#### Provided material

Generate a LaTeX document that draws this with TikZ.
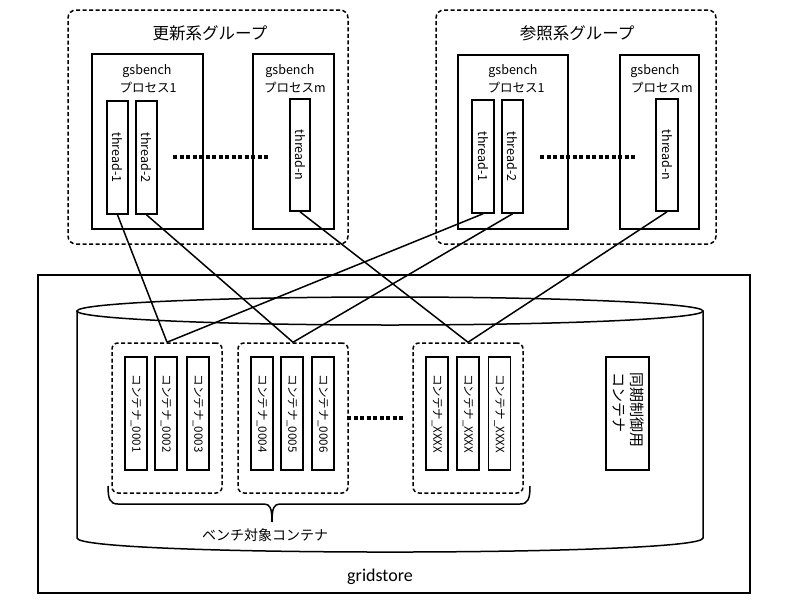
\documentclass[tikz,border=0pt]{standalone}
\usepackage{fontspec}
\setmainfont{Noto Sans CJK JP}
\newfontfamily\latinfont{Carlito}
\begin{document}
\begin{tikzpicture}[x=1pt,y=-1pt,
  grp/.style={draw, line width=1.5pt, dash pattern=on 4pt off 2.5pt, rounded corners=8pt, inner sep=0pt},
  cgrp/.style={draw, line width=1.5pt, dash pattern=on 4pt off 2.5pt, rounded corners=6pt, inner sep=0pt, minimum width=110pt, minimum height=150pt},
  proc/.style={draw, line width=1.6pt, inner sep=0pt},
  thrbox/.style={draw, line width=1.6pt, inner sep=0pt},
  cont/.style={draw, line width=1.6pt, inner sep=0pt, minimum width=22pt, minimum height=113pt},
  conttxt/.style={font=\fontsize{11.5}{12}\selectfont, rotate=-90, inner sep=0pt},
  thrtxt/.style={font=\fontsize{12.5}{13}\selectfont, rotate=-90, inner sep=0pt},
  ttl/.style={font=\fontsize{16.5}{18}\selectfont, inner sep=0pt},
  ptxt/.style={font=\fontsize{12.5}{14}\selectfont, inner sep=0pt},
  conn/.style={line width=1.5pt},
  dots/.style={line width=3.5pt, dash pattern=on 4pt off 2.5pt}
]
\useasboundingbox (0,0) rectangle (794,605);
\fill[white] (0,0) rectangle (794,605);

% ---- 更新系グループ ----
\node[grp, minimum width=280pt, minimum height=234pt] (ug) at (208,127) {};
\node[ttl] (ugt) at (210,33) {更新系グループ};
\node[proc, minimum width=111pt, minimum height=175pt] (up1) at (147.5,141.5) {};
\node[ptxt] (up1a) at (147,71) {gsbench};
\node[ptxt] (up1b) at (148,88) {プロセス1};
\node[proc, minimum width=81pt, minimum height=175pt] (upm) at (293.5,141.5) {};
\node[ptxt] (upma) at (290,71) {gsbench};
\node[ptxt] (upmb) at (295,88) {プロセスm};
\node[thrbox, minimum width=21pt, minimum height=113pt] (ut1) at (117.5,157.5) {};
\node[thrbox, minimum width=21pt, minimum height=113pt] (ut2) at (146.5,157.5) {};
\node[thrbox, minimum width=20pt, minimum height=112pt] (utn) at (300,155) {};
\node[thrtxt] (ut1l) at (ut1) {thread-1};
\node[thrtxt] (ut2l) at (ut2) {thread-2};
\node[thrtxt] (utnl) at (utn) {thread-n};
\coordinate (ud1) at (173,157);
\coordinate (ud2) at (270,157);
\draw[dots] (ud1) -- (ud2);

% ---- 参照系グループ ----
\node[grp, minimum width=280pt, minimum height=234pt] (rg) at (576,127) {};
\node[ttl] (rgt) at (577,33) {参照系グループ};
\node[proc, minimum width=110pt, minimum height=174pt] (rp1) at (513,142) {};
\node[ptxt] (rp1a) at (513,71) {gsbench};
\node[ptxt] (rp1b) at (516,88) {プロセス1};
\node[proc, minimum width=79pt, minimum height=174pt] (rpm) at (659.5,142) {};
\node[ptxt] (rpma) at (655,71) {gsbench};
\node[ptxt] (rpmb) at (662,88) {プロセスm};
\node[thrbox, minimum width=22pt, minimum height=113pt] (rt1) at (483,156.5) {};
\node[thrbox, minimum width=21pt, minimum height=113pt] (rt2) at (512.5,156.5) {};
\node[thrbox, minimum width=22pt, minimum height=112pt] (rtn) at (667,155) {};
\node[thrtxt] (rt1l) at (rt1) {thread-1};
\node[thrtxt] (rt2l) at (rt2) {thread-2};
\node[thrtxt] (rtnl) at (rtn) {thread-n};
\coordinate (rd1) at (540,157);
\coordinate (rd2) at (637,157);
\draw[dots] (rd1) -- (rd2);

% ---- gridstore ----
\node[proc, minimum width=712pt, minimum height=318pt] (gs) at (394,434) {};
\node[font=\latinfont\fontsize{18}{20}\selectfont, inner sep=0pt] (gst) at (380,577) {gridstore};

% cylinder
\draw[line width=1.5pt] (390,311) ellipse [x radius=313pt, y radius=14pt];
\draw[line width=1.5pt] (77,311) -- (77,538) .. controls (77,556.7) and (703,556.7) .. (703,538) -- (703,311);

% container groups
\node[cgrp] (g1) at (167,418) {};
\node[cgrp] (g2) at (293,418) {};
\node[cgrp] (g3) at (468,418) {};

\node[cont] (c1) at (136,413.5) {};
\node[cont] (c2) at (166,413.5) {};
\node[cont] (c3) at (198,413.5) {};
\node[cont] (c4) at (262,413.5) {};
\node[cont] (c5) at (292,413.5) {};
\node[cont] (c6) at (323,413.5) {};
\node[cont] (c7) at (437,413.5) {};
\node[cont] (c8) at (468,413.5) {};
\node[cont] (c9) at (499.5,413.5) {};
\node[conttxt] (c1l) at (c1) {コンテナ\_0001};
\node[conttxt] (c2l) at (c2) {コンテナ\_0002};
\node[conttxt] (c3l) at (c3) {コンテナ\_0003};
\node[conttxt] (c4l) at (c4) {コンテナ\_0004};
\node[conttxt] (c5l) at (c5) {コンテナ\_0005};
\node[conttxt] (c6l) at (c6) {コンテナ\_0006};
\node[conttxt] (c7l) at (c7) {コンテナ\_XXXX};
\node[conttxt] (c8l) at (c8) {コンテナ\_XXXX};
\node[conttxt] (c9l) at (c9) {コンテナ\_XXXX};

\coordinate (cd1) at (347,418);
\coordinate (cd2) at (405,418);
\draw[dots] (cd1) -- (cd2);

\node[proc, minimum width=43pt, minimum height=113pt] (sync) at (627.5,413.5) {};
\node[rotate=-90, align=left, font=\fontsize{15}{18}\selectfont, inner sep=0pt, anchor=north west] (syncl) at (644,372) {同期制御用\\コンテナ};

% brace
\draw[line width=1.5pt] (108,486) .. controls (108,499) and (110,504) .. (118,504)
  -- (264,504) .. controls (270,504) and (272,508) .. (272,522)
  .. controls (272,508) and (274,504) .. (280,504)
  -- (520,504) .. controls (528,504) and (530,499) .. (530,486);
\node[font=\fontsize{14}{16}\selectfont, inner sep=0pt] (bl) at (265,535) {ベンチ対象コンテナ};

% connectors
\draw[conn] (ut1.south) -- (g1.north);
\draw[conn] (ut2.south) -- (g2.north);
\draw[conn] (utn.south) -- (g3.north);
\draw[conn] (rt1.south) -- (g1.north);
\draw[conn] (rt2.south) -- (g2.north);
\draw[conn] (rtn.south) -- (g3.north);
\end{tikzpicture}
\end{document}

########

Your task is to repeat the data above exactly while excluding the pictures.

* Answer in full *
Generate a LaTeX document that draws this with TikZ.
\documentclass[tikz,border=0pt]{standalone}
\usepackage{fontspec}
\setmainfont{Noto Sans CJK JP}
\newfontfamily\latinfont{Carlito}
\begin{document}
\begin{tikzpicture}[x=1pt,y=-1pt,
  grp/.style={draw, line width=1.5pt, dash pattern=on 4pt off 2.5pt, rounded corners=8pt, inner sep=0pt},
  cgrp/.style={draw, line width=1.5pt, dash pattern=on 4pt off 2.5pt, rounded corners=6pt, inner sep=0pt, minimum width=110pt, minimum height=150pt},
  proc/.style={draw, line width=1.6pt, inner sep=0pt},
  thrbox/.style={draw, line width=1.6pt, inner sep=0pt},
  cont/.style={draw, line width=1.6pt, inner sep=0pt, minimum width=22pt, minimum height=113pt},
  conttxt/.style={font=\fontsize{11.5}{12}\selectfont, rotate=-90, inner sep=0pt},
  thrtxt/.style={font=\fontsize{12.5}{13}\selectfont, rotate=-90, inner sep=0pt},
  ttl/.style={font=\fontsize{16.5}{18}\selectfont, inner sep=0pt},
  ptxt/.style={font=\fontsize{12.5}{14}\selectfont, inner sep=0pt},
  conn/.style={line width=1.5pt},
  dots/.style={line width=3.5pt, dash pattern=on 4pt off 2.5pt}
]
\useasboundingbox (0,0) rectangle (794,605);
\fill[white] (0,0) rectangle (794,605);

% ---- 更新系グループ ----
\node[grp, minimum width=280pt, minimum height=234pt] (ug) at (208,127) {};
\node[ttl] (ugt) at (210,33) {更新系グループ};
\node[proc, minimum width=111pt, minimum height=175pt] (up1) at (147.5,141.5) {};
\node[ptxt] (up1a) at (147,71) {gsbench};
\node[ptxt] (up1b) at (148,88) {プロセス1};
\node[proc, minimum width=81pt, minimum height=175pt] (upm) at (293.5,141.5) {};
\node[ptxt] (upma) at (290,71) {gsbench};
\node[ptxt] (upmb) at (295,88) {プロセスm};
\node[thrbox, minimum width=21pt, minimum height=113pt] (ut1) at (117.5,157.5) {};
\node[thrbox, minimum width=21pt, minimum height=113pt] (ut2) at (146.5,157.5) {};
\node[thrbox, minimum width=20pt, minimum height=112pt] (utn) at (300,155) {};
\node[thrtxt] (ut1l) at (ut1) {thread-1};
\node[thrtxt] (ut2l) at (ut2) {thread-2};
\node[thrtxt] (utnl) at (utn) {thread-n};
\coordinate (ud1) at (173,157);
\coordinate (ud2) at (270,157);
\draw[dots] (ud1) -- (ud2);

% ---- 参照系グループ ----
\node[grp, minimum width=280pt, minimum height=234pt] (rg) at (576,127) {};
\node[ttl] (rgt) at (577,33) {参照系グループ};
\node[proc, minimum width=110pt, minimum height=174pt] (rp1) at (513,142) {};
\node[ptxt] (rp1a) at (513,71) {gsbench};
\node[ptxt] (rp1b) at (516,88) {プロセス1};
\node[proc, minimum width=79pt, minimum height=174pt] (rpm) at (659.5,142) {};
\node[ptxt] (rpma) at (655,71) {gsbench};
\node[ptxt] (rpmb) at (662,88) {プロセスm};
\node[thrbox, minimum width=22pt, minimum height=113pt] (rt1) at (483,156.5) {};
\node[thrbox, minimum width=21pt, minimum height=113pt] (rt2) at (512.5,156.5) {};
\node[thrbox, minimum width=22pt, minimum height=112pt] (rtn) at (667,155) {};
\node[thrtxt] (rt1l) at (rt1) {thread-1};
\node[thrtxt] (rt2l) at (rt2) {thread-2};
\node[thrtxt] (rtnl) at (rtn) {thread-n};
\coordinate (rd1) at (540,157);
\coordinate (rd2) at (637,157);
\draw[dots] (rd1) -- (rd2);

% ---- gridstore ----
\node[proc, minimum width=712pt, minimum height=318pt] (gs) at (394,434) {};
\node[font=\latinfont\fontsize{18}{20}\selectfont, inner sep=0pt] (gst) at (380,577) {gridstore};

% cylinder
\draw[line width=1.5pt] (390,311) ellipse [x radius=313pt, y radius=14pt];
\draw[line width=1.5pt] (77,311) -- (77,538) .. controls (77,556.7) and (703,556.7) .. (703,538) -- (703,311);

% container groups
\node[cgrp] (g1) at (167,418) {};
\node[cgrp] (g2) at (293,418) {};
\node[cgrp] (g3) at (468,418) {};

\node[cont] (c1) at (136,413.5) {};
\node[cont] (c2) at (166,413.5) {};
\node[cont] (c3) at (198,413.5) {};
\node[cont] (c4) at (262,413.5) {};
\node[cont] (c5) at (292,413.5) {};
\node[cont] (c6) at (323,413.5) {};
\node[cont] (c7) at (437,413.5) {};
\node[cont] (c8) at (468,413.5) {};
\node[cont] (c9) at (499.5,413.5) {};
\node[conttxt] (c1l) at (c1) {コンテナ\_0001};
\node[conttxt] (c2l) at (c2) {コンテナ\_0002};
\node[conttxt] (c3l) at (c3) {コンテナ\_0003};
\node[conttxt] (c4l) at (c4) {コンテナ\_0004};
\node[conttxt] (c5l) at (c5) {コンテナ\_0005};
\node[conttxt] (c6l) at (c6) {コンテナ\_0006};
\node[conttxt] (c7l) at (c7) {コンテナ\_XXXX};
\node[conttxt] (c8l) at (c8) {コンテナ\_XXXX};
\node[conttxt] (c9l) at (c9) {コンテナ\_XXXX};

\coordinate (cd1) at (347,418);
\coordinate (cd2) at (405,418);
\draw[dots] (cd1) -- (cd2);

\node[proc, minimum width=43pt, minimum height=113pt] (sync) at (627.5,413.5) {};
\node[rotate=-90, align=left, font=\fontsize{15}{18}\selectfont, inner sep=0pt, anchor=north west] (syncl) at (644,372) {同期制御用\\コンテナ};

% brace
\draw[line width=1.5pt] (108,486) .. controls (108,499) and (110,504) .. (118,504)
  -- (264,504) .. controls (270,504) and (272,508) .. (272,522)
  .. controls (272,508) and (274,504) .. (280,504)
  -- (520,504) .. controls (528,504) and (530,499) .. (530,486);
\node[font=\fontsize{14}{16}\selectfont, inner sep=0pt] (bl) at (265,535) {ベンチ対象コンテナ};

% connectors
\draw[conn] (ut1.south) -- (g1.north);
\draw[conn] (ut2.south) -- (g2.north);
\draw[conn] (utn.south) -- (g3.north);
\draw[conn] (rt1.south) -- (g1.north);
\draw[conn] (rt2.south) -- (g2.north);
\draw[conn] (rtn.south) -- (g3.north);
\end{tikzpicture}
\end{document}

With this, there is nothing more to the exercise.